Via the Nowheristan website he has already recruited more than 56,000 “naturalized Nowheristanis.” The plan is that once there are enough citizens across the world, they will be called on to perform nonviolent acts of civil disobedience that will topple governments. Once the Nowheristani ideology has taken hold globally, its formal name will change to Everywheristan.
“So, at the moment I registered Nowheristan [the website] I registered all the Everywheristans, dot com, dot net, you name it,” he says, illustrating his practical side.
But before Elefteriades could go public with his ideas on global reform, he knew he had to become successful. To avoid being perceived as someone criticizing the system because he had nothing to lose, based on feelings of resentment, he opted to succeed within the system. So he proceeded to dedicate himself to building a financial empire.
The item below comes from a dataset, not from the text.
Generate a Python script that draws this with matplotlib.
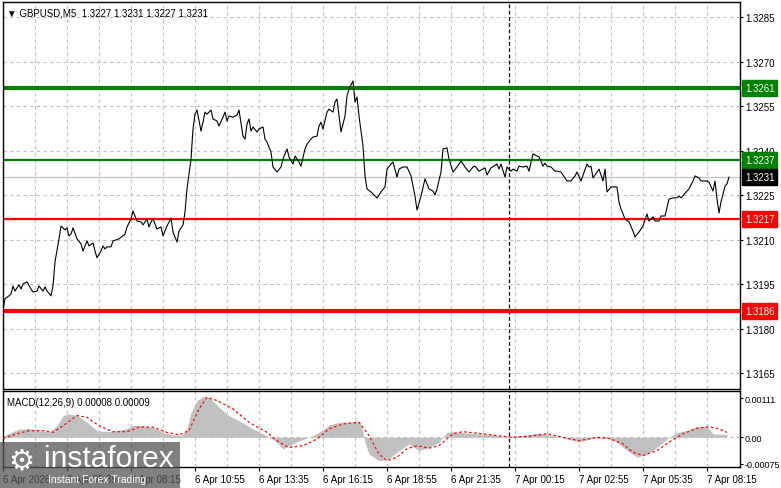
import matplotlib
matplotlib.use("Agg")
import matplotlib.pyplot as plt
from matplotlib.patches import Rectangle

plt.rcParams['font.family'] = ['Liberation Sans', 'DejaVu Sans']

# price path (bar index, close), M5 bars starting 6 Apr 02:55
bars = [0, 1, 3, 4, 5, 6, 8, 9, 10, 12, 14, 15, 17, 18, 20, 21, 22, 24, 25, 26,
        28, 29, 31, 32, 33, 34, 35, 37, 39, 40, 42, 43, 45, 46, 47, 49, 50, 51, 52, 54,
        55, 58, 60, 61, 62, 64, 65, 67, 69, 70, 72, 73, 74, 75, 77, 79, 80, 82, 84, 85,
        87, 88, 90, 91, 92, 94, 95, 96, 97, 99, 100, 101, 102, 104, 105, 107, 108, 110, 111, 112,
        113, 115, 117, 118, 120, 121, 122, 123, 124, 125, 127, 128, 130, 131, 132, 134, 135, 137, 139, 140,
        142, 143, 145, 146, 148, 149, 151, 152, 154, 155, 157, 158, 159, 160, 162, 163, 165, 166, 167, 169,
        171, 172, 173, 175, 176, 177, 178, 180, 181, 182, 184, 187, 189, 191, 192, 194, 195, 197, 198, 200,
        202, 204, 206, 207, 209, 211, 213, 215, 216, 217, 219, 220, 222, 223, 225, 227, 229, 231, 233, 235,
        236, 238, 241, 242, 244, 247, 248, 249, 251, 252, 254, 255, 257, 258, 260, 262, 263, 265, 267, 268,
        270, 271, 272, 274, 276, 277, 279, 282, 284, 286, 287, 289, 292, 293, 294, 295, 297, 298, 300, 301,
        302, 304, 306, 307, 308, 309, 311, 313, 315, 316, 318, 320, 322, 323, 325, 326, 328, 329, 331, 333,
        335, 337, 338, 339, 342, 343, 345, 346, 348, 349, 352, 353, 355, 356, 357, 358, 359, 360, 361, 362,
        363]
close = [1.31865, 1.31901, 1.31911, 1.31917, 1.31944, 1.31927, 1.31948, 1.31934, 1.31951, 1.31958,
         1.31934, 1.31924, 1.31927, 1.31944, 1.31927, 1.31941, 1.31927, 1.31911, 1.31944, 1.32025,
         1.32103, 1.32146, 1.32133, 1.32140, 1.32113, 1.32119, 1.32140, 1.32103, 1.32086, 1.32062,
         1.32096, 1.32079, 1.32089, 1.32062, 1.32039, 1.32062, 1.32079, 1.32069, 1.32076, 1.32076,
         1.32096, 1.32103, 1.32113, 1.32119, 1.32143, 1.32170, 1.32197, 1.32163, 1.32160, 1.32150,
         1.32170, 1.32143, 1.32160, 1.32170, 1.32136, 1.32143, 1.32113, 1.32146, 1.32173, 1.32126,
         1.32092, 1.32129, 1.32150, 1.32193, 1.32271, 1.32372, 1.32473, 1.32523, 1.32537, 1.32466,
         1.32496, 1.32530, 1.32523, 1.32537, 1.32507, 1.32500, 1.32483, 1.32513, 1.32530, 1.32500,
         1.32517, 1.32513, 1.32520, 1.32537, 1.32449, 1.32439, 1.32490, 1.32507, 1.32466, 1.32480,
         1.32463, 1.32473, 1.32480, 1.32439, 1.32429, 1.32395, 1.32345, 1.32328, 1.32345, 1.32372,
         1.32406, 1.32379, 1.32355, 1.32382, 1.32362, 1.32348, 1.32406, 1.32422, 1.32439, 1.32446,
         1.32449, 1.32483, 1.32496, 1.32473, 1.32530, 1.32540, 1.32530, 1.32564, 1.32574, 1.32463,
         1.32517, 1.32584, 1.32608, 1.32635, 1.32564, 1.32581, 1.32517, 1.32416, 1.32315, 1.32271,
         1.32261, 1.32241, 1.32261, 1.32278, 1.32338, 1.32355, 1.32362, 1.32311, 1.32338, 1.32345,
         1.32345, 1.32315, 1.32247, 1.32200, 1.32247, 1.32305, 1.32271, 1.32264, 1.32251, 1.32271,
         1.32328, 1.32406, 1.32409, 1.32372, 1.32328, 1.32345, 1.32365, 1.32345, 1.32328, 1.32345,
         1.32348, 1.32331, 1.32342, 1.32318, 1.32342, 1.32355, 1.32338, 1.32355, 1.32311, 1.32345,
         1.32331, 1.32338, 1.32331, 1.32348, 1.32345, 1.32348, 1.32331, 1.32389, 1.32382, 1.32379,
         1.32348, 1.32358, 1.32348, 1.32345, 1.32331, 1.32331, 1.32328, 1.32298, 1.32298, 1.32315,
         1.32328, 1.32298, 1.32355, 1.32345, 1.32348, 1.32308, 1.32328, 1.32338, 1.32298, 1.32338,
         1.32261, 1.32278, 1.32278, 1.32278, 1.32227, 1.32204, 1.32170, 1.32160, 1.32129, 1.32109,
         1.32126, 1.32146, 1.32187, 1.32163, 1.32177, 1.32163, 1.32163, 1.32180, 1.32180, 1.32237,
         1.32241, 1.32241, 1.32247, 1.32241, 1.32264, 1.32271, 1.32298, 1.32315, 1.32308, 1.32298,
         1.32298, 1.32294, 1.32264, 1.32298, 1.32237, 1.32190, 1.32227, 1.32254, 1.32281, 1.32288,
         1.32311]

# MACD histogram and signal line
hist_bars = [0, 4, 8, 13, 18, 23, 27, 30, 33, 37, 42, 47, 52, 57, 62, 65, 70, 75, 80, 85,
             89, 92, 94, 97, 100, 103, 108, 113, 118, 125, 130, 133, 137, 140, 143, 148, 153, 158, 163, 168,
             173, 177, 179, 181, 183, 188, 193, 198, 203, 208, 213, 218, 222, 225, 232, 238, 247, 255, 262, 268,
             275, 282, 288, 295, 302, 307, 312, 317, 322, 327, 332, 337, 342, 347, 352, 355, 362]
hist_vals = [0.00003, 0.00014, 0.00023, 0.00025, 0.00019, 0.00015, 0.00033, 0.00062, 0.00067, 0.00062,
             0.00043, 0.00019, 0.00016, 0.00019, 0.00025, 0.00035, 0.00033, 0.00028, 0.00014, 0.00007,
             0.00005, 0.00024, 0.00071, 0.00105, 0.00117, 0.00114, 0.00086, 0.00062, 0.00047, 0.00024,
             0.00010, 0.0, -0.00014, -0.00033, -0.00024, -0.00010, 0.0, 0.00014, 0.00035, 0.00043,
             0.00043, 0.00047, 0.00038, -0.00014, -0.00048, -0.00067, -0.00062, -0.00038, -0.00019, -0.00038,
             -0.00029, -0.00014, 0.00014, 0.00016, 0.00012, 0.00010, 0.00005, 0.00003, 0.00007, 0.00012,
             0.00005, -0.00005, -0.00013, -0.00003, -0.00003, -0.00014, -0.00038, -0.00057, -0.00048, -0.00029,
             -0.00005, 0.00014, 0.00019, 0.00031, 0.00031, 0.00010, 0.00008]
sig_bars = [0, 7, 13, 20, 25, 30, 37, 42, 48, 55, 62, 68, 75, 82, 88, 93, 98, 102, 107, 115,
            123, 132, 138, 143, 150, 157, 163, 170, 178, 183, 188, 192, 197, 202, 207, 213, 218, 225, 230, 238,
            247, 255, 263, 272, 280, 288, 297, 303, 310, 315, 320, 327, 333, 340, 347, 353, 358, 362]
sig_vals = [-0.00003, 0.00010, 0.00019, 0.00019, 0.00014, 0.00033, 0.00062, 0.00057, 0.00033, 0.00016,
            0.00016, 0.00029, 0.00029, 0.00014, 0.00007, 0.00019, 0.00081, 0.00114, 0.00105, 0.00081,
            0.00043, 0.00014, -0.00014, -0.00029, -0.00024, -0.00005, 0.00024, 0.00038, 0.00043, 0.00005,
            -0.00048, -0.00067, -0.00057, -0.00033, -0.00024, -0.00031, -0.00024, 0.00010, 0.00016, 0.00011,
            0.00005, 0.0, 0.00003, 0.00010, 0.0, -0.00010, 0.0, -0.00003, -0.00019, -0.00043,
            -0.00052, -0.00038, -0.00014, 0.00010, 0.00026, 0.00030, 0.00024, 0.00014]

# levels
levels = [1.3261, 1.3237, 1.3217, 1.3186]
level_colors = ["#008000", "#008000", "#ff0000", "#ff0000"]
level_widths = [3.0, 1.6, 1.6, 3.0]
last_price = 1.3231

price_ticks = [1.3285, 1.3270, 1.3255, 1.3240, 1.3225, 1.3210, 1.3195, 1.3180, 1.3165]
macd_ticks = [0.00111, 0.0, -0.00075]
macd_tick_labels = ["0.00111", "0.00", "-0.00075"]
time_ticks = [0, 32, 64, 96, 128, 160, 192, 224, 256, 288, 320, 352]
time_labels = ["6 Apr 2026", "6 Apr 05:35", "6 Apr 08:15", "6 Apr 10:55", "6 Apr 13:35",
               "6 Apr 16:15", "6 Apr 18:55", "6 Apr 21:35", "7 Apr 00:15", "7 Apr 02:55",
               "7 Apr 05:35", "7 Apr 08:15"]
day_sep = 253

fs = 7.0
fig = plt.figure(figsize=(7.81, 4.89), dpi=100)
ax = fig.add_axes([3/781, 99/489, 737/781, 387/489])
ax2 = fig.add_axes([3/781, 21/489, 737/781, 76/489])

xmax = 368.5
grid_kw = dict(color="#c0c0c0", lw=0.8, ls=(0, (3, 3)), zorder=0)
for a in (ax, ax2):
    for g in range(16, int(xmax), 16):
        a.axvline(g, **grid_kw)
    a.axvline(day_sep, color="black", lw=0.9, ls=(0, (3, 2)), zorder=1)
    a.set_xlim(0, xmax)
    for s in a.spines.values():
        s.set_linewidth(1.0)
    a.yaxis.tick_right()
    a.tick_params(axis="y", length=2.5, width=0.8, labelsize=fs, pad=1)
    a.tick_params(axis="x", length=3, width=0.8, labelsize=fs, pad=2)
ax2.tick_params(axis="y", labelsize=6.5, pad=0.8)

for p in price_ticks:
    ax.axhline(p, **grid_kw)
ax.axhline(last_price, color="#c0c0c0", lw=0.9, zorder=1)
for lv, c, w in zip(levels, level_colors, level_widths):
    ax.axhline(lv, color=c, lw=w, zorder=2)
ax.plot(bars, close, color="black", lw=0.8, zorder=3)
ax.set_ylim(1.31597, 1.32901)
ax.set_yticks(price_ticks)
ax.set_yticklabels([f"{p:.4f}" for p in price_ticks])
ax.set_xticks([])

# price boxes on the right scale
for lv, c in zip(levels + [last_price], level_colors + ["black"]):
    ax.annotate(f"{lv:.4f}", xy=(1.0, lv), xycoords=("axes fraction", "data"),
                xytext=(3.5, 0), textcoords="offset points", va="center", ha="left",
                fontsize=fs, color="white", zorder=5, annotation_clip=False,
                bbox=dict(boxstyle="square,pad=0.3", fc=c, ec=c))

ax.text(0.006, 0.985, "\u25bc GBPUSD,M5  1.3227 1.3231 1.3227 1.3231", transform=ax.transAxes,
        fontsize=fs, va="top", ha="left")

# MACD panel
ax2.axhline(0, **grid_kw)
ax2.fill_between(hist_bars, hist_vals, 0, color="#c0c0c0", lw=0, zorder=2)
ax2.plot(sig_bars, sig_vals, color="red", lw=0.9, ls=(0, (2, 2)), zorder=3)
ax2.set_ylim(-0.000849, 0.001323)
ax2.set_yticks(macd_ticks)
ax2.set_yticklabels(macd_tick_labels)
ax2.set_xticks(time_ticks)
ax2.set_xticklabels(time_labels, ha="left")
ax2.text(0.005, 0.92, "MACD(12,26,9) 0.00008 0.00009", transform=ax2.transAxes,
         fontsize=fs, va="top", ha="left")

# watermark
fig.patches.append(Rectangle((0, 0), 180/781, 46/489, transform=fig.transFigure,
                             fc="#555555", alpha=0.75, zorder=10))
fig.text(8/781, 28/489, "\u2699", color="white", fontsize=21, va="center", ha="left",
         zorder=11, family="DejaVu Sans")
fig.text(44/781, 30/489, "instaforex", color="white", fontsize=21.5, va="center", ha="left", zorder=11)
fig.text(48/781, 9/489, "Instant Forex Trading", color="white", fontsize=7.5, va="center", ha="left", zorder=11)

fig.savefig("out.png", dpi=100)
Elefteriades dabbled in music back in Cuba, producing a Cuban-Arabic fusion CD that was so successful it led to the creation of Elefteriades Records, a Warner music label.
He invested in real estate in places others found dubious, such as in Serbia while the country was being bombed by NATO. Five years ago he went with his gut and opened Music Hall, after the club concept failed a contracted feasibility study. It has now sold franchises in Qatar, Dubai, Belgrade, Istanbul and Egypt, with a venue in Sao Paolo under consideration.
If he were just smart and loud with good ideas, no one would listen to him, he says. But, with a smile, he notes he’s all of those, but also rich and successful.